Confiando que “desde que nós acertemos no ponto onde Jesus acerta, as coisas acontecem”, D. Manuel Clemente renova o apelo – porque o mesmo “tem dois mil anos de garantia” – para que a ACEGE continue a sua história “acrescentando sempre” à sua acção ”esta base da palavra de Deus”.
ACEGE reforça propósito de inspirar os líderes
No almoço-debate que assinala o início do novo ano de actividades da direcção nacional da ACEGE, e poucos dias depois da Peregrinação à Terra Santa realizada pela associação cristã no final de Setembro, João Pedro Tavares renova os votos para que “procuremos, em todas as circunstâncias, ser fieis à nossa missão, e estarmos atentos às realidades que nos rodeiam”.
Sublinhando que “temos muitos desafios para atender às realidades do tempo presente”, o presidente da Associação Cristã de Empresários e Gestores recorda, em particular, “aqueles que sofrem pela situação que resulta dos fogos”, um aspecto “que temos de viver de coração, sendo “objectivos, concretos e muito próximos”.
Perseguindo este ideal de proximidade, um dos propósitos da ACEGE para este ano de actividade é continuar a “inspirar os líderes empresariais a viver o amor e a verdade como critérios de decisão e de gestão”, sublinha João Pedro Tavares. Neste âmbito, um dos objectivos é consolidar e desenvolver os grupos Cristo na Empresa (de resto, uma das acções da associação mais valorizadas pelos seus membros, de acordo com um inquérito recente). Os CnE mobilizam já um total de 300 associados, num total de 30 grupos espalhados por todo o País, estando em fase de arranque três novos grupos seniores e dois juniores, adianta.

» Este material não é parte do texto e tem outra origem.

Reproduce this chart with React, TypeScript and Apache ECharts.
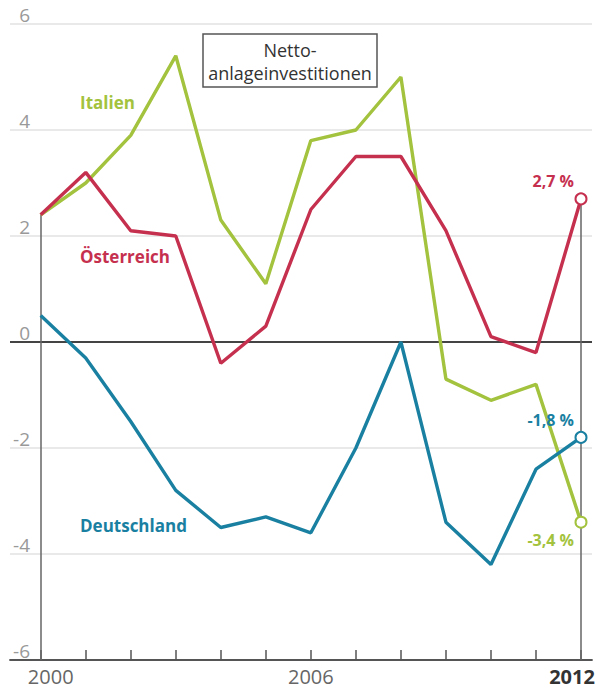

Um segundo desígnio da associação é desenvolver a sua comunidade e a proximidade com os vários núcleos regionais. A direcção nacional quer acompanhar de perto o trabalho desenvolvido em todo o país, caso do núcleo de Braga, que no dia 13 de Outubro relançou as suas actividades.
Como explica ainda João Pedro Tavares, um terceiro propósito é melhorar a comunicação e, nesse sentido, foi lançada a 20 de Outubro, nas redes sociais, uma comunidade online para a ACEGE Next, dinamizada pelos jovens empresários cristãos.